UI Design
What is UI design?
UI design (user interface design) is the design of the visual and interactive surface users see and touch: layout, typography, colour, hierarchy, and components (buttons, forms, navigation). It makes the UX concrete on screen.
Use it when: you’re defining how a screen or flow looks and behaves at the pixel level. UI design implements information architecture and user flows in a consistent, usable, and accessible way.
Copy/paste checklist (one screen or component)
- [ ] Layout – Structure, grid, spacing; hierarchy of content and actions.
- [ ] Typography – Readable typography; headings and body distinct.
- [ ] Colour – Purposeful use (e.g. contrast for readability, accessible colour contrast).
- [ ] Components – Buttons, inputs, links, etc. from design system or defined patterns.
- [ ] States – Default, hover, focus, disabled, loading, error. See interaction design.
- [ ] Accessibility – Keyboard, focus, colour contrast.
Why UI design matters
- Turns structure and flow into a clear, scannable interface so users can complete tasks.
- Builds trust and clarity through consistent, professional presentation.
- Supports usability and accessibility when contrast, focus, and components are designed in.
- Keeps products consistent when design systems and components are reused.

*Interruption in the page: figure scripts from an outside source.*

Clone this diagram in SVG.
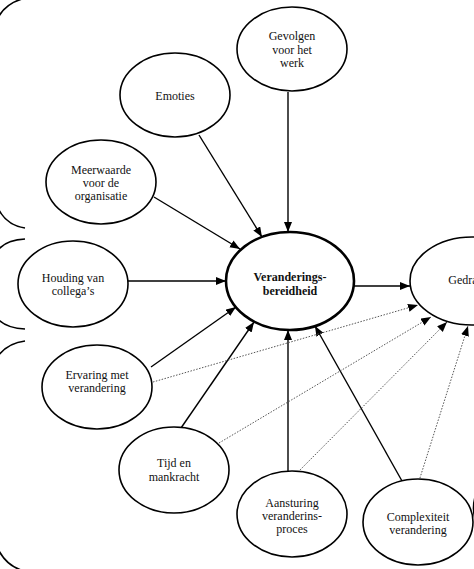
<svg xmlns="http://www.w3.org/2000/svg" width="474" height="569" viewBox="0 0 474 569">
<style>
.n ellipse{fill:#fff;stroke:#000;stroke-width:1.6}
.n text{font-family:"Liberation Serif","Times New Roman",serif;font-size:12px;fill:#111;text-anchor:middle}
.s{stroke:#000;stroke-width:1.4;fill:none;marker-end:url(#ah)}
.d{stroke:#555;stroke-width:1;stroke-dasharray:1.5 1.5;fill:none;marker-end:url(#ah)}
.b{stroke:#000;stroke-width:1.6;fill:none}
</style>
<defs>
<marker id="ah" markerUnits="userSpaceOnUse" markerWidth="11" markerHeight="9" refX="10" refY="4" orient="auto">
<path d="M0,0 L10,4 L0,8 z" fill="#000"/>
</marker>
</defs>
<g id="braces">
<path class="b" d="M22 -1 Q5 4 -2 18"/>
<path class="b" d="M-2 208 Q6 225 25 228"/>
<path class="b" d="M25 239 Q6 240 -2 250"/>
<path class="b" d="M-2 319 Q6 328 25 329"/>
<path class="b" d="M25 341 Q8 343 -2 356"/>
<path class="b" d="M-2 549 Q6 565 21 570"/>
<path class="b" d="M476 494 Q471 508 476 522"/>
</g>
<g id="connectors">
<path class="s" d="M288 92 L288 232"/>
<path class="s" d="M199 135 L262 237"/>
<path class="s" d="M154 197 L240 249"/>
<path class="s" d="M128 281 L226 281"/>
<path class="s" d="M151 367 L236 307"/>
<path class="s" d="M181 428 L254 322"/>
<path class="s" d="M288 472 L288 330"/>
<path class="s" d="M402 481 L315 326"/>
<path class="s" d="M354 286 L410 286"/>
<path class="d" d="M153 382 L418 305"/>
<path class="d" d="M219 443 L431 317"/>
<path class="d" d="M298 472 L447 322"/>
<path class="d" d="M419 481 L468 326"/>
</g>
<g id="gevolgen" class="n"><ellipse cx="292" cy="49" rx="55" ry="42"/><text x="292" y="40">Gevolgen</text><text x="292" y="54">voor het</text><text x="292" y="67">werk</text></g>
<g id="emoties" class="n"><ellipse cx="175" cy="95" rx="55" ry="42"/><text x="175" y="100">Emoties</text></g>
<g id="meerwaarde" class="n"><ellipse cx="101" cy="182" rx="55" ry="42"/><text x="101" y="174">Meerwaarde</text><text x="101" y="187">voor  de</text><text x="101" y="200">organisatie</text></g>
<g id="houding" class="n"><ellipse cx="73" cy="284" rx="55" ry="43"/><text x="73" y="282">Houding van</text><text x="73" y="295">collega’s</text></g>
<g id="veranderingsbereidheid" class="n"><ellipse cx="290" cy="281" rx="64" ry="49" style="stroke-width:2.6"/><text x="290" y="281" style="font-weight:bold">Veranderings-</text><text x="290" y="295" style="font-weight:bold">bereidheid</text></g>
<g id="gedrag" class="n"><ellipse cx="472" cy="281" rx="62" ry="44"/><text x="466" y="284">Gedrag</text></g>
<g id="ervaring" class="n"><ellipse cx="97" cy="387" rx="55" ry="42"/><text x="97" y="379">Ervaring met</text><text x="97" y="392">verandering</text></g>
<g id="tijd" class="n"><ellipse cx="174" cy="470" rx="55" ry="43"/><text x="174" y="467">Tijd en</text><text x="174" y="481">mankracht</text></g>
<g id="aansturing" class="n"><ellipse cx="292" cy="514" rx="55" ry="43"/><text x="292" y="507">Aansturing</text><text x="292" y="520">veranderins-</text><text x="292" y="533">proces</text></g>
<g id="complexiteit" class="n"><ellipse cx="418" cy="522" rx="55" ry="43"/><text x="418" y="521">Complexiteit</text><text x="418" y="534">verandering</text></g>
</svg>
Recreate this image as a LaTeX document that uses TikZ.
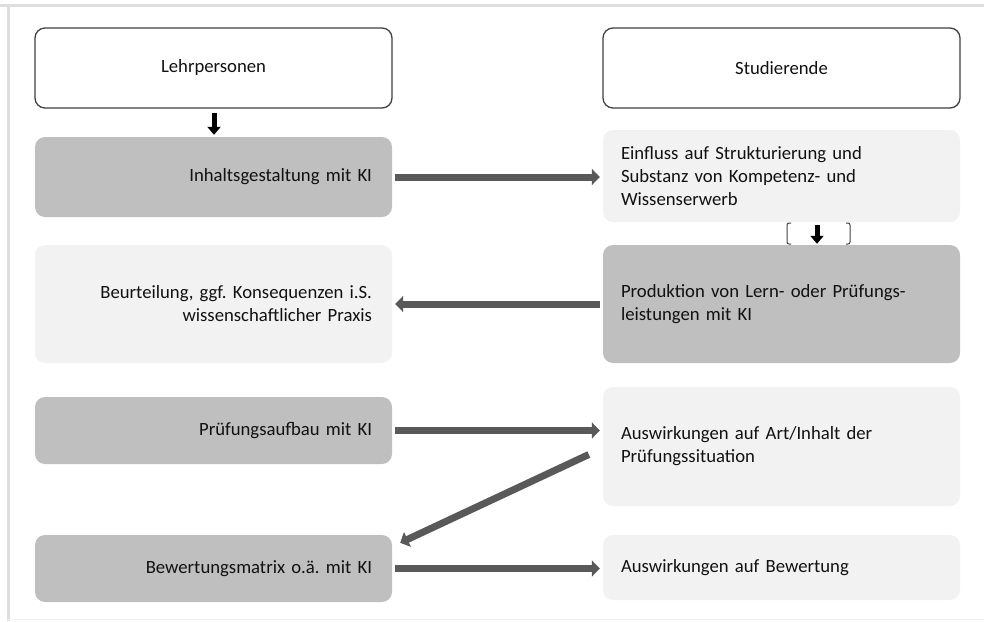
\documentclass[tikz,border=0pt]{standalone}
\usepackage{fontspec}
\setmainfont{Carlito}
\frenchspacing
\usetikzlibrary{arrows.meta,calc}
\definecolor{darkbox}{HTML}{BFBFBF}
\definecolor{lightbox}{HTML}{F2F2F2}
\definecolor{arrowgray}{HTML}{595959}
\definecolor{outline}{HTML}{404040}
\definecolor{framegray}{HTML}{DEDEDE}
\definecolor{txt}{HTML}{111111}
\tikzset{
  base/.style={rectangle, rounded corners=10pt, minimum width=357pt, text=txt,
    font=\fontsize{18.7}{23}\selectfont, inner ysep=0pt},
  headbox/.style={base, draw=outline, line width=1.3pt, fill=white, minimum height=80pt, align=center},
  darkR/.style={base, fill=darkbox, text width=317pt, inner xsep=20pt, align=right},
  lightR/.style={base, fill=lightbox, text width=317pt, inner xsep=20pt, align=right},
  darkL/.style={base, fill=darkbox, text width=321pt, inner xsep=18pt, align=left},
  lightL/.style={base, fill=lightbox, text width=321pt, inner xsep=18pt, align=left},
  grayarrow/.style={draw=arrowgray, line width=7pt, -{Triangle[length=8pt,width=16pt]}, arrowgray},
  blackarrow/.style={draw=black, line width=5pt, -{Triangle[length=8pt,width=13pt]}, black},
}
\begin{document}
\begin{tikzpicture}[x=1pt,y=-1pt]
\useasboundingbox (0,0) rectangle (984,621);
% frame
\draw[framegray, line width=3pt] (0,5) -- (984,5);
\draw[framegray, line width=3pt] (8,4) -- (8,621);
\draw[lightbox, line width=1pt] (8,619.5) -- (984,619.5);

% nodes
\node[headbox] (lehr) at (213.5,68) {Lehrpersonen};
\node[headbox] (stud) at (781.5,68) {Studierende};
\node[darkR, minimum height=80pt] (inh) at (213.5,177) {Inhaltsgestaltung mit KI};
\node[lightL, minimum height=92pt] (ein) at (781.5,176) {Einfluss auf Strukturierung und\\Substanz von Kompetenz- und\\Wissenserwerb};
\node[darkL, minimum height=118pt] (prod) at (781.5,304) {Produktion von Lern- oder Prüfungs-\\leistungen mit KI};
\node[lightR, minimum height=118pt] (beur) at (213.5,304) {Beurteilung, ggf. Konsequenzen i.S.\\wissenschaftlicher Praxis};
\node[darkR, minimum height=67pt] (pruef) at (213.5,430.5) {Prüfungsaufbau mit KI};
\node[lightL, minimum height=119pt] (art) at (781.5,446.5) {Auswirkungen auf Art/Inhalt der\\Prüfungssituation};
\node[darkR, minimum height=67pt] (bew) at (213.5,568.5) {Bewertungsmatrix o.ä. mit KI};
\node[lightL, minimum height=65pt] (bewa) at (781.5,567.5) {Auswirkungen auf Bewertung};

% bracket outline between Einfluss and Produktion
\coordinate (brL) at (787,223);
\coordinate (brR) at (850,223);
\draw[outline, line width=1pt, rounded corners=2pt] ($(brL)+(4,0)$) -- (brL) -- ($(brL)+(0,21)$) -- ($(brL)+(4,21)$);
\draw[outline, line width=1pt, rounded corners=2pt] ($(brR)+(-4,0)$) -- (brR) -- ($(brR)+(0,21)$) -- ($(brR)+(-4,21)$);

% black arrows
\draw[blackarrow] ($(lehr.south)+(0.5,4)$) -- ($(inh.north)+(0.5,-2)$);
\draw[blackarrow] ($(ein.south)+(35.5,3)$) -- ($(prod.north)+(35.5,-1)$);

% gray arrows
\draw[grayarrow, shorten <=3pt, shorten >=3pt] (inh.east) -- (inh.east -| ein.west);
\draw[grayarrow, shorten <=3pt, shorten >=3pt] (prod.west) -- (prod.west -| beur.east);
\draw[grayarrow, shorten <=3pt, shorten >=3pt] (pruef.east) -- (pruef.east -| art.west);
\draw[grayarrow, shorten <=3pt, shorten >=3pt] (bew.east) -- (bew.east -| bewa.west);
\coordinate (dstart) at ($(art.west)+(-14,8)$);
\draw[grayarrow] (dstart) -- ($(bew.north east)+(8,8)$);
\end{tikzpicture}
\end{document}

What good UI design includes
Checklist
- [ ] Clear hierarchy – Primary vs secondary content and actions visible. See hierarchy.
- [ ] Consistent components – Use design system or defined patterns; don’t invent new ones without reason.
- [ ] Readable – Typography and contrast meet accessibility (e.g. WCAG AA).
- [ ] Responsive – Works across target viewports; touch targets and spacing appropriate.
- [ ] Feedback – Loading, success, and error states for key actions. See interaction design.
Common formats
- Component-based: Design and build from a shared set of components (buttons, inputs, cards, etc.). Use with a design system.
- Layout-first: Define grid, spacing, and hierarchy; then drop in components and content.
- High-fidelity mock or prototype: Pixel-level design in Figma/Sketch etc. for handoff or usability testing.
Examples
Example (the realistic one)
You’re designing a settings screen. Layout: Single column; sections with headings and white space. Typography: Design system type scale; section titles and labels clear. Components: Toggles, text inputs, and primary button from the system. States: Focus visible for keyboard; error state for validation. Accessibility: Colour contrast checked; labels and errors associated. You hand off to dev or test in a prototype.
Common pitfalls
- No hierarchy: Everything has the same visual weight. → Do this instead: Use size, weight, and spacing to show what’s primary; see hierarchy.
- Inconsistent components: New patterns every screen. → Do this instead: Use a design system or document patterns; reuse.
- Ignoring accessibility: Low contrast, no focus, tiny touch targets. → Do this instead: Design for WCAG AA; keyboard and focus from the start.
- UI without UX: Pretty but confusing flow or missing feedback. → Do this instead: Ground UI in user flow and interaction design; test with users.
UI design vs. related concepts
- UI vs UX design: UX design is the full process and experience; UI design is the visual and interactive surface. UI is part of UX.
- UI vs interaction design: Interaction design is behaviour and feedback; UI design is the look and layout. They overlap (states, components).
- UI vs visual design: “Visual design” often means look (colour, type, imagery); UI design usually includes layout and interactive components too. In practice they’re often used together.
Related terms
- UX design – UI is one layer of the experience.
- Design systems – source of components and tokens for UI.
- Hierarchy, typography, contrast – core UI elements.
- Interaction design – behaviour and feedback.
- Accessibility and WCAG – UI must be accessible.
- Wireframe – structural sketch before full UI.
- Prototype – test UI in an interactive prototype.
- Usability – UI supports usability through clarity and consistency.
Next step
Pick one screen, ensure it has clear hierarchy, uses your design system (or defined patterns), and meets accessibility basics (contrast, focus). Test it with usability testing or a heuristic evaluation.